Coded Schemes for Asymmetric Wireless Interfaces: Theory and Practice

A fundamental understanding of the delay and throughput benefits of network coding over multiple heterogeneous half-duplex communication interfaces is critical to fully exploit current and future devices that incorporate multiple communication technologies. The goal of this paper is twofold. First, to present fundamental limits and several strategies to tradeoff data and feedback when using multiple interfaces. Our work sets forth a systematic approach to i) analyze a variety of schemes in the presence of channels with heterogeneous round-trip delays, packet transmission rates, and packet loss probability, and to ii) determine the optimal number of transmissions to be allocated to each channel based on these characteristics.
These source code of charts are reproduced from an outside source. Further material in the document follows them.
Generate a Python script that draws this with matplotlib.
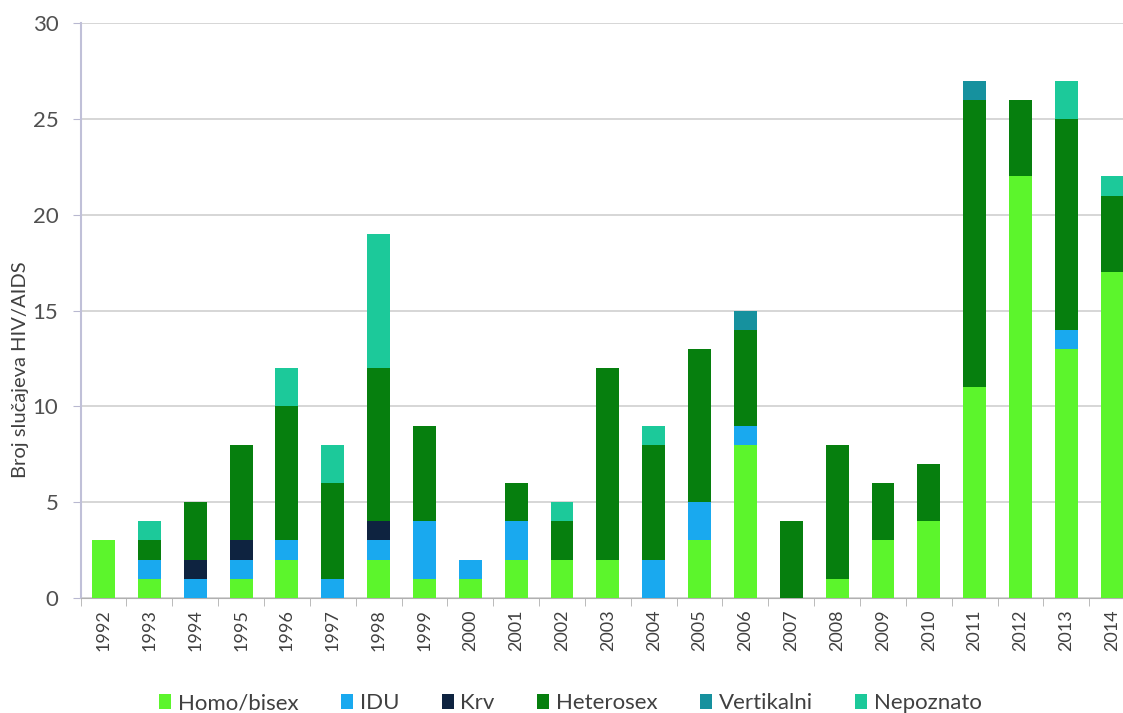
import numpy as np
import matplotlib
matplotlib.use('Agg')
import matplotlib.pyplot as plt

plt.rcParams['font.family'] = ['Lato', 'DejaVu Sans']

years = [str(y) for y in range(1992, 2015)]
homo_bisex = [3, 1, 0, 1, 2, 0, 2, 1, 1, 2, 2, 2, 0, 3, 8, 0, 1, 3, 4, 11, 22, 13, 17]
idu =        [0, 1, 1, 1, 1, 1, 1, 3, 1, 2, 0, 0, 2, 2, 1, 0, 0, 0, 0, 0, 0, 1, 0]
krv =        [0, 0, 1, 1, 0, 0, 1, 0, 0, 0, 0, 0, 0, 0, 0, 0, 0, 0, 0, 0, 0, 0, 0]
heterosex =  [0, 1, 3, 5, 7, 5, 8, 5, 0, 2, 2, 10, 6, 8, 5, 4, 7, 3, 3, 15, 4, 11, 4]
vertikalni = [0, 0, 0, 0, 0, 0, 0, 0, 0, 0, 0, 0, 0, 0, 1, 0, 0, 0, 0, 1, 0, 0, 0]
nepoznato =  [0, 1, 0, 0, 2, 2, 7, 0, 0, 0, 1, 0, 1, 0, 0, 0, 0, 0, 0, 0, 0, 2, 1]

series = [
    ('Homo/bisex', homo_bisex, '#5cf52c'),
    ('IDU', idu, '#19a9ef'),
    ('Krv', krv, '#0e2340'),
    ('Heterosex', heterosex, '#067f0e'),
    ('Vertikalni', vertikalni, '#16919e'),
    ('Nepoznato', nepoznato, '#1cc99a'),
]

fig = plt.figure(figsize=(11.23, 7.13), dpi=100)
ax = fig.add_axes([0.0718, 0.1613, 0.939, 0.8064])

x = np.arange(len(years))
bottom = np.zeros(len(years))
for label, vals, color in series:
    vals = np.array(vals, dtype=float)
    ax.bar(x, vals, width=0.5, bottom=bottom, color=color, label=label, zorder=3)
    bottom += vals

ax.set_xlim(-0.5, len(years) - 0.5)
ax.set_ylim(0, 30)
ax.set_yticks(range(0, 31, 5))
ax.grid(axis='y', color='#d0d0d0', linewidth=1.2, zorder=0)

ax.set_xticks(x)
ax.set_xticklabels(years, rotation=90, fontsize=13, color='#404040')
ax.set_xticks(np.arange(-0.5, len(years), 1), minor=True)
ax.tick_params(axis='x', which='major', length=0, pad=8)
ax.tick_params(axis='x', which='minor', length=6, color='#b0b0b0')
ax.tick_params(axis='y', labelsize=16, length=6, color='#b8b8d0', pad=10)
for t in ax.get_yticklabels():
    t.set_color('#505050')

for s in ['top', 'right']:
    ax.spines[s].set_visible(False)
ax.spines['left'].set_color('#c0c0d8')
ax.spines['left'].set_linewidth(1.5)
ax.spines['bottom'].set_color('#b0b0b0')

fig.text(0.018, 0.481, 'Broj slučajeva HIV/AIDS', rotation=90, ha='center', va='center',
         fontsize=14.5, color='#404040')

fig.legend(loc='center', bbox_to_anchor=(0.508, 0.014), ncol=6, frameon=False,
           fontsize=16, handlelength=0.55, handleheight=0.65, handletextpad=0.3,
           columnspacing=1.9, labelcolor='#404040')

fig.savefig('out.png', dpi=100)
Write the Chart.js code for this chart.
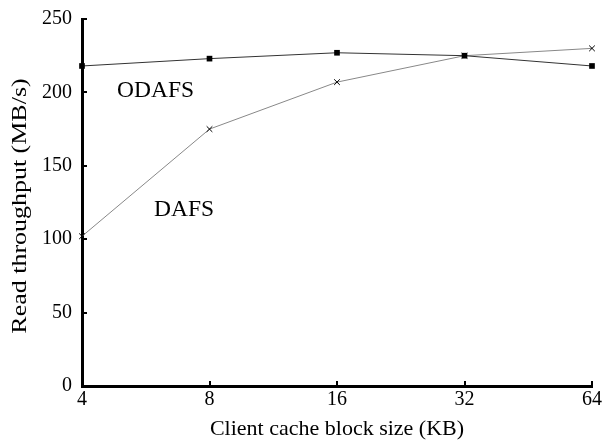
<!DOCTYPE html>
<html><head><meta charset="utf-8">
<script src="https://cdn.jsdelivr.net/npm/chart.js@4/dist/chart.umd.min.js"></script>
<style>html,body{margin:0;padding:0;background:#fff}#wrap{width:614px;height:442px}</style>
</head><body><div id="wrap"><canvas id="c" width="614" height="442"></canvas></div>
<script>
const categories = ["4", "8", "16", "32", "64"];
const odafs = [218, 223, 227, 225, 218];
const dafs = [102, 175, 207, 225, 230];
const yTicks = [0, 50, 100, 150, 200, 250];

const FONT = "'Liberation Serif', 'Times New Roman', serif";

const annotations = {
  id: 'annotations',
  afterDatasetsDraw(chart) {
    const ctx = chart.ctx, x = chart.scales.x, y = chart.scales.y;
    ctx.save();
    ctx.fillStyle = '#000';
    ctx.font = '23.5px ' + FONT;
    ctx.textBaseline = 'middle';
    ctx.textAlign = 'center';
    ctx.fillText('ODAFS', x.getPixelForValue(0.577), y.getPixelForValue(201));
    ctx.fillText('DAFS', x.getPixelForValue(0.80), y.getPixelForValue(120));
    // y axis title
    ctx.save();
    ctx.translate(20, 206);
    ctx.rotate(-Math.PI / 2);
    ctx.scale(1.18, 1);
    ctx.font = '22px ' + FONT;
    ctx.fillText('Read throughput (MB/s)', 0, 0);
    ctx.restore();
    ctx.strokeStyle = '#000';
    ctx.lineWidth = 2;
    yTicks.forEach(v => {
      const py = Math.round(y.getPixelForValue(v));
      ctx.beginPath(); ctx.moveTo(x.left, py); ctx.lineTo(x.left + 5, py); ctx.stroke();
    });
    categories.forEach((c, i) => {
      const px = Math.round(x.getPixelForValue(i));
      ctx.beginPath(); ctx.moveTo(px, y.bottom); ctx.lineTo(px, y.bottom - 5); ctx.stroke();
    });
    ctx.restore();
  }
};

new Chart(document.getElementById('c'), {
  type: 'line',
  data: {
    labels: categories,
    datasets: [
      { label: 'ODAFS', data: odafs, borderColor: '#333', borderWidth: 1,
        pointStyle: 'rect', pointRadius: 4, pointBackgroundColor: '#000', pointBorderColor: '#000', pointBorderWidth: 0 },
      { label: 'DAFS', data: dafs, borderColor: '#888', borderWidth: 1,
        pointStyle: 'cross', pointRotation: 45, pointRadius: 4, pointBorderColor: '#000', pointBorderWidth: 1 }
    ]
  },
  options: {
    responsive: false,
    animation: false,
    layout: { padding: { top: 19, right: 22, left: 0, bottom: 0 } },
    plugins: { legend: { display: false }, tooltip: { enabled: false } },
    scales: {
      x: {
        type: 'category', offset: false,
        grid: { drawOnChartArea: false, drawTicks: false },
        border: { color: '#000', width: 3 },
        ticks: { color: '#000', font: { family: FONT, size: 20 }, padding: 2, maxRotation: 0 },
        title: { display: true, text: 'Client cache block size (KB)', color: '#000', font: { family: FONT, size: 22 }, padding: { top: -4, bottom: 0 } },
        afterFit(s) { s.height = 56; }
      },
      y: {
        min: 0, max: 250,
        afterBuildTicks(s) { s.ticks = yTicks.map(v => ({ value: v })); },
        grid: { drawOnChartArea: false, drawTicks: false },
        border: { color: '#000', width: 3 },
        ticks: { color: '#000', font: { family: FONT, size: 20, lineHeight: 0.6 }, padding: 10 },
        title: { display: false },
        afterFit(s) { s.width = 82; }
      }
    }
  },
  plugins: [annotations]
});
</script></body></html>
Our analytical results show that the gains over a variety of uncoded approaches can be several fold and that our proposed strategies are within 1 dB to an optimal system with full duplex interfaces over a wide range of operating conditions. Our second goal is to understand the practical implications of these results by designing a protocol for file transmissions, implement it in Android smart phones, and measure its performance when combining various interfaces, including, Bluetooth, WiFi, and 3G cellular networks. Our measurements show that throughput is increased not only by the aggregation of multiple interfaces but also by providing a much more robust erasure correction mechanism.